It is March. You are 50 points behind the leader in your mini-league. You have 10 gameweeks left. Is it over?
No. But closing that gap requires a deliberate strategy, not just hope. And the first decision you need to make is whether to play it safe with the template team or go aggressive with differentials. The answer depends on your situation, and the maths is more straightforward than you think.
What Is the Template Team?
The template team is the most commonly selected squad at any given point in the season. Right now, that probably means Salah, Haaland, Saka, Palmer, and a handful of mid-price picks that appear in the majority of top-10k teams. If you check the FPL360 Dashboard, you will see that most managers in your mini-league own a similar core of 8-9 players.
The template exists because these players offer the best expected returns. They are popular for a reason. But popularity is a double-edged sword in a mini-league context.
The Problem with the Template When You Are Chasing
If you and the league leader share 10 of the same 15 players, only 5 players create any points difference between you each week. And of those 5, the variance is typically small — maybe 5-10 points per gameweek in either direction.
At that rate, closing a 50-point gap requires you to consistently outscore your rival by 5 points per week for 10 weeks. That is possible, but unlikely, if you are playing the same template they are. The template cancels itself out.
This is why differentials matter.
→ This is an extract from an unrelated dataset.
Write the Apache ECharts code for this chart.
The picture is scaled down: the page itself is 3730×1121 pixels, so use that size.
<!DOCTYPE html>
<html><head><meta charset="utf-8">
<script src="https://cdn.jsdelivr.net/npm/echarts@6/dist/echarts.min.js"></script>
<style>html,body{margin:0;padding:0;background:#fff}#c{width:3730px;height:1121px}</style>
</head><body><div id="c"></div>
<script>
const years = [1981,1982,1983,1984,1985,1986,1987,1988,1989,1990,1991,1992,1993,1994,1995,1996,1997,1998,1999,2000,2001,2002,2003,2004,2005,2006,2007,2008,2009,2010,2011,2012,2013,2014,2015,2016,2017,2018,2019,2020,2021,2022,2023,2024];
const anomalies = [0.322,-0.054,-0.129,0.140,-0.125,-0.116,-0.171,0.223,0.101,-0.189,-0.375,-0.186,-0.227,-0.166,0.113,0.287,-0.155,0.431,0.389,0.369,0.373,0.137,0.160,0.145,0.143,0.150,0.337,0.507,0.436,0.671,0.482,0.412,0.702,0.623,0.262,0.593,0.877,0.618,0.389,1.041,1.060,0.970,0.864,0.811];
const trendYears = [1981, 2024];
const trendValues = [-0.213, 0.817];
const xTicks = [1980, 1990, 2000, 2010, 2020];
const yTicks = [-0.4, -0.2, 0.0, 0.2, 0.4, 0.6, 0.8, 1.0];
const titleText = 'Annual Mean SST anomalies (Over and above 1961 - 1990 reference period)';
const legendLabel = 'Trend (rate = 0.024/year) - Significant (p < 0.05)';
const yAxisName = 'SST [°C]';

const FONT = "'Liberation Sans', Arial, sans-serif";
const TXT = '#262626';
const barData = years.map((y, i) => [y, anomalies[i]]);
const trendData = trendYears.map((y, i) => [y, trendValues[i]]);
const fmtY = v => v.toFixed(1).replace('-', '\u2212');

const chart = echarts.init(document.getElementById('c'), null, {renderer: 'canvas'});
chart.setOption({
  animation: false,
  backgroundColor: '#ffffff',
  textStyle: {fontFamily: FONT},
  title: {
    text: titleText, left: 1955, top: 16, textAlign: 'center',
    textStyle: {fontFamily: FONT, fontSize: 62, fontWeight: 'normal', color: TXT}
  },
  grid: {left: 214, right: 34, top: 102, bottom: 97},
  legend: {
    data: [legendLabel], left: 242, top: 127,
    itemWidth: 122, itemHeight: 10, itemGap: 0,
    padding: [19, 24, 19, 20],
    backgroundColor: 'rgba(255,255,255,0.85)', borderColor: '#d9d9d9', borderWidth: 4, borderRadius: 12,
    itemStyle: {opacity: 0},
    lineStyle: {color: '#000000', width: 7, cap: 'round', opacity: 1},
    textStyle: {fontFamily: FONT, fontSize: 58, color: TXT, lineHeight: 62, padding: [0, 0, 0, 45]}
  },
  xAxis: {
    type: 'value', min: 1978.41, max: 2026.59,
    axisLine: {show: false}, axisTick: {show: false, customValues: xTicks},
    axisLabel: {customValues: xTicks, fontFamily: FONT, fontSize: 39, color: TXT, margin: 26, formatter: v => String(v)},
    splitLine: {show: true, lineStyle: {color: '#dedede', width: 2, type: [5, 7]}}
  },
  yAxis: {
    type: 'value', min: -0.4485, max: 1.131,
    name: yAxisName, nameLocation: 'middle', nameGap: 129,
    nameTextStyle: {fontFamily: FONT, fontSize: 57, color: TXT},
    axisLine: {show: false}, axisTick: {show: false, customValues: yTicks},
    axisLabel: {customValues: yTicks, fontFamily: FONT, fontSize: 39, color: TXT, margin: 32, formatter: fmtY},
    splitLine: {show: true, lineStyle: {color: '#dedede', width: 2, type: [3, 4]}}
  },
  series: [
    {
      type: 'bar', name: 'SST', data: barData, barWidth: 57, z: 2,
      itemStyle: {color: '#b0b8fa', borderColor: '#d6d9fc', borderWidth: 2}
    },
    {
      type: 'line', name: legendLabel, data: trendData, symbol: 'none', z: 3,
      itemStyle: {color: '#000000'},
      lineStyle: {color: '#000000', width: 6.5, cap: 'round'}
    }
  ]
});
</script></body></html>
If you own a player who hauls 15 points and your rival does not own them, that entire 15-point haul counts as a swing in your favour. One big differential return can wipe out five weeks of template parity.
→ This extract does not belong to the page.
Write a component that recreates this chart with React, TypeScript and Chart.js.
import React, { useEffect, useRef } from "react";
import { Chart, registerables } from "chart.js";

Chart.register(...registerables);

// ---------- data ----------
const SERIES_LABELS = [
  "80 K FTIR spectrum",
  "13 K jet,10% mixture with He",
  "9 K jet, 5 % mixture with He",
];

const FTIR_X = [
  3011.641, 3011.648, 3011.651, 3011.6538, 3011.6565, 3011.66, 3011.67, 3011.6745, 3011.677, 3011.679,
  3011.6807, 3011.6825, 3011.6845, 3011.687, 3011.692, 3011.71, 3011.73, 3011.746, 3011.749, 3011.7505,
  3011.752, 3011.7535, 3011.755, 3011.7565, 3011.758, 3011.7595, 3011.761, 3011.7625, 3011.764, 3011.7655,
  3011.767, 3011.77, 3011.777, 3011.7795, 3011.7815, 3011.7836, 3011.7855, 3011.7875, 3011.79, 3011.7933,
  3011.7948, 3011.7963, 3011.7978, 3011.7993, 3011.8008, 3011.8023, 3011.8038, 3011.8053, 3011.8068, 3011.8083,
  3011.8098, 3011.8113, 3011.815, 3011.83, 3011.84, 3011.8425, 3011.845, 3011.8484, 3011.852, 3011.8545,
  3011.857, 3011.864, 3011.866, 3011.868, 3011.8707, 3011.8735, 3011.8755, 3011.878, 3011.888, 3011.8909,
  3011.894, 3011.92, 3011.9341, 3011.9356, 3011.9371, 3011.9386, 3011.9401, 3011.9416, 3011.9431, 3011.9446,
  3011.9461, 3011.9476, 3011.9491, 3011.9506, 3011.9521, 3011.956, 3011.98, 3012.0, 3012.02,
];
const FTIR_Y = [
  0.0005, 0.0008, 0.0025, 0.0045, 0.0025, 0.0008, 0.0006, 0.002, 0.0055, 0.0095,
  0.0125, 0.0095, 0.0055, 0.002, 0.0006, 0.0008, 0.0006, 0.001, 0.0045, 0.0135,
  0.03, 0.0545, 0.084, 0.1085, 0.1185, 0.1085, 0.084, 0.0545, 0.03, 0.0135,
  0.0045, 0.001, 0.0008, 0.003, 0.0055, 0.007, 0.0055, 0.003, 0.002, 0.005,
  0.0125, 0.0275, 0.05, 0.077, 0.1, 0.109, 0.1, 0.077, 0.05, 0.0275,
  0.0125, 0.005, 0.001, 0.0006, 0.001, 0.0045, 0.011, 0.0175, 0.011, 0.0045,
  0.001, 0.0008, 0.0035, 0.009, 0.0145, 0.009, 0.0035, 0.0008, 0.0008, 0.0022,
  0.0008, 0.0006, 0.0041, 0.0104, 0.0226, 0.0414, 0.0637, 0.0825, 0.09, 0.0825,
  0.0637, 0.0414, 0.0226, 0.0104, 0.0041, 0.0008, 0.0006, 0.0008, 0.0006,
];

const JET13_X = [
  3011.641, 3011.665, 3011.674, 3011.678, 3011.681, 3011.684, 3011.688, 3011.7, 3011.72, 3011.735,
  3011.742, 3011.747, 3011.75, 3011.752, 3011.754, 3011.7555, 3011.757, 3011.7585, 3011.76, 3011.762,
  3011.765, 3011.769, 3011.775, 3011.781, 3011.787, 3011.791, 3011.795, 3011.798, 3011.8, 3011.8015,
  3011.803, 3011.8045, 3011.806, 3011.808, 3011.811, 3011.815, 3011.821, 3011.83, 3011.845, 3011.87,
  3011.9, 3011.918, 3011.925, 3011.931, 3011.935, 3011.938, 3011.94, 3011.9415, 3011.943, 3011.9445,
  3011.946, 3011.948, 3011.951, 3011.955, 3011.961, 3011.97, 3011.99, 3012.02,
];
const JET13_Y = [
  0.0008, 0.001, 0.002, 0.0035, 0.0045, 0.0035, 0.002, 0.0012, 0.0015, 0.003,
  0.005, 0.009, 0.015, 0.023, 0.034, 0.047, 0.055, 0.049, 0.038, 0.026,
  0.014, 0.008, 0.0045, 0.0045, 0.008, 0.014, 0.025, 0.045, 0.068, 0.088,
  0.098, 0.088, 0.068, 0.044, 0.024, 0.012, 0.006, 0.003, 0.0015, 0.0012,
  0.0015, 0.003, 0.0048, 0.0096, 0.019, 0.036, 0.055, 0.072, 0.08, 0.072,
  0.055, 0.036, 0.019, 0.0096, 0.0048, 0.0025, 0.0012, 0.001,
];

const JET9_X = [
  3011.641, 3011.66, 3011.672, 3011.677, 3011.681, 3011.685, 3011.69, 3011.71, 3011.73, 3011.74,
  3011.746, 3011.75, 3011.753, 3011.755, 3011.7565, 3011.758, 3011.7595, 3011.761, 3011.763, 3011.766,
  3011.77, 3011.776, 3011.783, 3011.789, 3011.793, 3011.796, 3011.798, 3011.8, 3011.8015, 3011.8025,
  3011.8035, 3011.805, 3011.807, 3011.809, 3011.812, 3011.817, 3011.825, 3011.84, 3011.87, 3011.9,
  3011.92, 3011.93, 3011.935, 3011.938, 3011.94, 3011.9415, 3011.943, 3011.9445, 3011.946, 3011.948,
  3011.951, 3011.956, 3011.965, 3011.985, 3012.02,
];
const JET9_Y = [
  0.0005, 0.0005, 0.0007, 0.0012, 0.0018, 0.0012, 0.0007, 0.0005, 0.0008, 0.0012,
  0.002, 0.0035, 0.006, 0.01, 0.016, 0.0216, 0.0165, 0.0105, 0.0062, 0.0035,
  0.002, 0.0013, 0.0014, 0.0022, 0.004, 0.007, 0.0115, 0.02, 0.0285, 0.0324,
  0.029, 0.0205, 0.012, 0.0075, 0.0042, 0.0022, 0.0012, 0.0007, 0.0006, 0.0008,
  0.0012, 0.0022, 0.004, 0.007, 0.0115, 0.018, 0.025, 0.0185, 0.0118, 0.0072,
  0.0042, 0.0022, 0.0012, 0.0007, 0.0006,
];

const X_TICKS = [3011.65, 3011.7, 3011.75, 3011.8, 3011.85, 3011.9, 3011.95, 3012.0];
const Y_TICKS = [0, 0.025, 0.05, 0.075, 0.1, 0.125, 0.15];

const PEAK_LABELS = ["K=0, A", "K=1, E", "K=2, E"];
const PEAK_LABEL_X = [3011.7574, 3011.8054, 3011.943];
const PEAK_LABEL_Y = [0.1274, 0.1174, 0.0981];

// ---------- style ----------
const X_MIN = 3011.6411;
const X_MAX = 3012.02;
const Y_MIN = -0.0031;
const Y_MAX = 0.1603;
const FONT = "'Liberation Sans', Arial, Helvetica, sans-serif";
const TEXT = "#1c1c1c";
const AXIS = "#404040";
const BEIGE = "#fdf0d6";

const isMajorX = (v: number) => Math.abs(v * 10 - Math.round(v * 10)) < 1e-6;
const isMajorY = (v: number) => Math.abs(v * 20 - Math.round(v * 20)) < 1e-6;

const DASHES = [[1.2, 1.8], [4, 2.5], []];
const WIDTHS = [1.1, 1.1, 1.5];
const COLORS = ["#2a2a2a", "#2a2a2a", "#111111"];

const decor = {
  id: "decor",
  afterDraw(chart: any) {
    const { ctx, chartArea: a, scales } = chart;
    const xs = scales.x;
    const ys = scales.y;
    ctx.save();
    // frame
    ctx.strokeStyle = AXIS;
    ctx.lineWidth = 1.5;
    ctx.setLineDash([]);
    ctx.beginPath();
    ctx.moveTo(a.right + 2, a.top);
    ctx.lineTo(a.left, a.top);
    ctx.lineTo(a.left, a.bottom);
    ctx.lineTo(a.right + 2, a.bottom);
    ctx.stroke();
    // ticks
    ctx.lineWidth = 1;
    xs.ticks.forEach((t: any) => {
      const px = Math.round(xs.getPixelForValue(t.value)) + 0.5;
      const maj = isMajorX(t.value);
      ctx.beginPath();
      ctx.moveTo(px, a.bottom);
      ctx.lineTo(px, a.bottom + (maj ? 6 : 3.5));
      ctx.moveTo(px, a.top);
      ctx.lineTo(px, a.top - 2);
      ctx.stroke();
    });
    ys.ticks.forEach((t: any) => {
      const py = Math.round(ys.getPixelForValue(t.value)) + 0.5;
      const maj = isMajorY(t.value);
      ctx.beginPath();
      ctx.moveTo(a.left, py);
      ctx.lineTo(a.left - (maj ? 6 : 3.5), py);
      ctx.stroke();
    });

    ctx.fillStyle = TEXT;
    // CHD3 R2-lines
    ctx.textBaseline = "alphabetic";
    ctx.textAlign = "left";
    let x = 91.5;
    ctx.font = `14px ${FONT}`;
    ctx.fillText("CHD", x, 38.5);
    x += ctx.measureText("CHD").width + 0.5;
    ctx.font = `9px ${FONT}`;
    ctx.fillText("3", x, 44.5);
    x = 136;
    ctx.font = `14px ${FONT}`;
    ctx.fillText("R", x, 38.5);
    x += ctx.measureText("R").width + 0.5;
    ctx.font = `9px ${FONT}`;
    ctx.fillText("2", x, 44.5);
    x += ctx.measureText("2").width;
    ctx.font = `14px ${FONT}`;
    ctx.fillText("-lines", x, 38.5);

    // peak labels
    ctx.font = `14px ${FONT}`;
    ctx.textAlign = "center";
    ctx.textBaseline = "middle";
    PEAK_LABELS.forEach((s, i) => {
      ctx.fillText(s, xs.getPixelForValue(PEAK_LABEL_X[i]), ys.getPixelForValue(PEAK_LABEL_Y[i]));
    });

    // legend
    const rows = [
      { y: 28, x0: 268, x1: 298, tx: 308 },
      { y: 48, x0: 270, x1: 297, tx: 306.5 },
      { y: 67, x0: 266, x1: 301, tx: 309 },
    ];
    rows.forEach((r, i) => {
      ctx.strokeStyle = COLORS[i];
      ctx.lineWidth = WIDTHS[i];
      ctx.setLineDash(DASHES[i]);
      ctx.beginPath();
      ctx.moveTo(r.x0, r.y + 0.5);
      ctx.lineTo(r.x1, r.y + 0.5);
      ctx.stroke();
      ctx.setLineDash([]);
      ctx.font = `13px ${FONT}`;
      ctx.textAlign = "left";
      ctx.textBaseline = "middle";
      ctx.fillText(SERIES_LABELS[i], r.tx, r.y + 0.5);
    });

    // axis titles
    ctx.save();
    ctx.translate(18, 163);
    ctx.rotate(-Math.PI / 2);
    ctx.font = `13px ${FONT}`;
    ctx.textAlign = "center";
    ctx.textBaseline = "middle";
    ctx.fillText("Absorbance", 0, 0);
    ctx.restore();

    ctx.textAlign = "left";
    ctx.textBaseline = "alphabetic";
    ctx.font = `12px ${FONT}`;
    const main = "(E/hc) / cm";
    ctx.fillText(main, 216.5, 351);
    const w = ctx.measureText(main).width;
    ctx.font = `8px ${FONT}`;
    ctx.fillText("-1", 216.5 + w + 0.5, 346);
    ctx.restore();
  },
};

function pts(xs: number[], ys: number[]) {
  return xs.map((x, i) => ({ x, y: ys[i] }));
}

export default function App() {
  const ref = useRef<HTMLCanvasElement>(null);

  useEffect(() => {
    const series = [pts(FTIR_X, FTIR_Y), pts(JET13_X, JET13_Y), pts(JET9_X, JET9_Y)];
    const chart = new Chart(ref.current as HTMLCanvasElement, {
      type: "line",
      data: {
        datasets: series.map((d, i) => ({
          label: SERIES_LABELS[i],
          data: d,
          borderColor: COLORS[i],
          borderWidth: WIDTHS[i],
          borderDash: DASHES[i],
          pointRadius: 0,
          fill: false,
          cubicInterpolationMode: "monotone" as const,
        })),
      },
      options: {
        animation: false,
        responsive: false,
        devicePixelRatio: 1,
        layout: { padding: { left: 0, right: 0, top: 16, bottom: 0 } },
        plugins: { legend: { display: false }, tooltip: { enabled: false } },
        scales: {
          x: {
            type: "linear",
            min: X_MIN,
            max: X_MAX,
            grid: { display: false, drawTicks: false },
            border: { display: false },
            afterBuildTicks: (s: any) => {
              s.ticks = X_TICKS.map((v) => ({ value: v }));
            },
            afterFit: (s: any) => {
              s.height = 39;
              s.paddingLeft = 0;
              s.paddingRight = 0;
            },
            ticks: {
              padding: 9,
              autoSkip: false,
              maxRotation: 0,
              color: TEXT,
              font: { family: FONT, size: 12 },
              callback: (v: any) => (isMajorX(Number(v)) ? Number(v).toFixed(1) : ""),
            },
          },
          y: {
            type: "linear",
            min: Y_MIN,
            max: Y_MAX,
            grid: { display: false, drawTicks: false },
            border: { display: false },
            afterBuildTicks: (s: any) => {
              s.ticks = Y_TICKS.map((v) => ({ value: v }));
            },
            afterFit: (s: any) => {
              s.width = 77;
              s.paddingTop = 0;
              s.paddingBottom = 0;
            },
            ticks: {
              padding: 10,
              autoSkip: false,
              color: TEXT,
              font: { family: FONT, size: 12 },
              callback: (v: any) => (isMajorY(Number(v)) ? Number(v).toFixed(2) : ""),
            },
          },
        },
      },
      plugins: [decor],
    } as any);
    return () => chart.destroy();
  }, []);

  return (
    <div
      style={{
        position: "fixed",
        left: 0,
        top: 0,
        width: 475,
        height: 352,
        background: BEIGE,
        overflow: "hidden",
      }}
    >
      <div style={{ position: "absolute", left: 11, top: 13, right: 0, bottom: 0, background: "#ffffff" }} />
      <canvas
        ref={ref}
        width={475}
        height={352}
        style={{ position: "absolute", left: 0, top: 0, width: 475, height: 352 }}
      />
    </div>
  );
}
The Maths: When to Differentiate
Here is a simple framework:
Gap of 0-20 points: Stick mostly with the template. You are close enough that natural variance will create opportunities. Maybe introduce one differential and rely on captaincy choices to create separation.
Gap of 20-50 points: Introduce 2-3 differentials. Keep your premium core (Salah, Haaland) but replace mid-price template picks with players your rival does not own. Target players with upcoming fixture swings that the template has not yet caught up to.
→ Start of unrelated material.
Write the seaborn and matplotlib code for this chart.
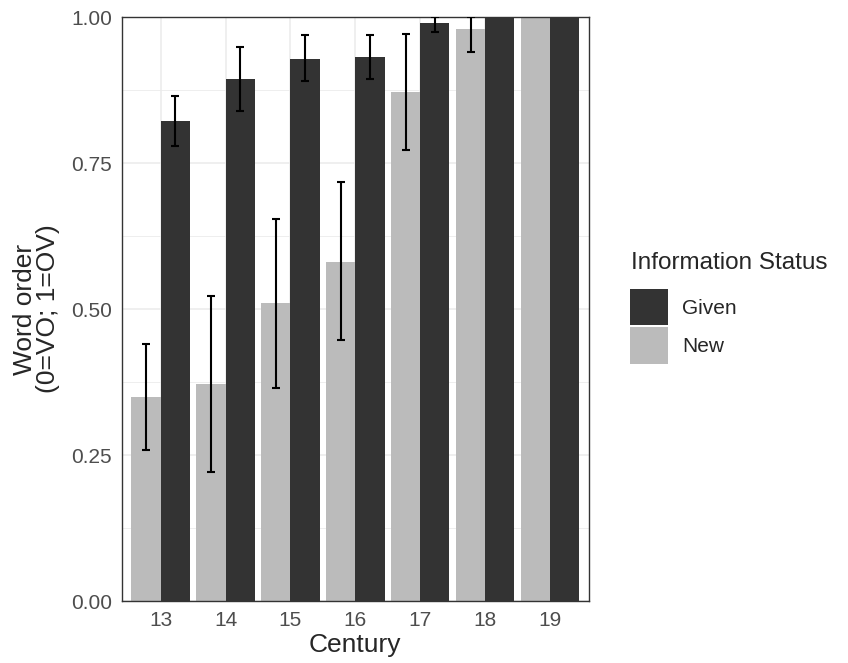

Gap of 50-100 points: Go aggressive. You need 3-4 differentials and a willingness to make contrarian captain picks. The template will not close this gap — you need points swings, and that means owning different players. Accept that this strategy has higher variance: you might close the gap quickly or fall further behind. But playing it safe guarantees you lose.
Gap of 100+ points: Full differential mode. At this point, you have nothing to lose. Build a squad that has minimal overlap with the leader and bet on players the template has abandoned. Your weekly score will be volatile, but you need big swings and the only way to get them is through differentiation.
How to Identify the Right Differentials
Not all differentials are created equal. You want players who are underowned but not underperforming. The best differentials are players whose underlying stats (expected goals, expected assists, shot volume, chance creation) suggest they are about to produce returns, but whose ownership has dropped due to a recent blank run or tough fixtures.
Fixture swings are your best friend. When a team transitions from a run of difficult matches to a run of favourable ones, their players often have low ownership (because managers sold them during the tough run) but high expected returns (because the fixtures are now easy). This is where you find the best differentials.
Use the Fixture Difficulty tool to identify these swings. Look for teams with three or more green fixtures in the next five gameweeks whose players have low ownership in your mini-league.
Captaincy: The Biggest Differential of All
Even if you and your rival share the same squad, the captain choice creates a genuine points swing every week. If you captain Salah and your rival captains Haaland, the difference between those two players’ scores is doubled.
When chasing, consider captaining players your rival does not own. If you captain a player who returns 12 points and your rival does not even have them in their squad, that is a 24-point swing (you get 24, they get 0 from that player). This is the single biggest lever you have in a mini-league.
Check the Captain Impact tool to see how captaincy choices have affected your mini-league standings so far this season. You might be surprised how much ground has been gained or lost through captaincy alone.
The Bottom Line
The template team is the right strategy when you are leading or within touching distance. When you are chasing, it is a trap. The maths are clear: shared players cancel out, and only differential ownership creates meaningful points swings.
Identify your gap. Check your rival’s team. Find players they do not own who have favourable fixtures ahead. Make your captain choices count. And accept that higher variance is the price of a comeback — it is better to finish first or fifth than to safely coast to second place.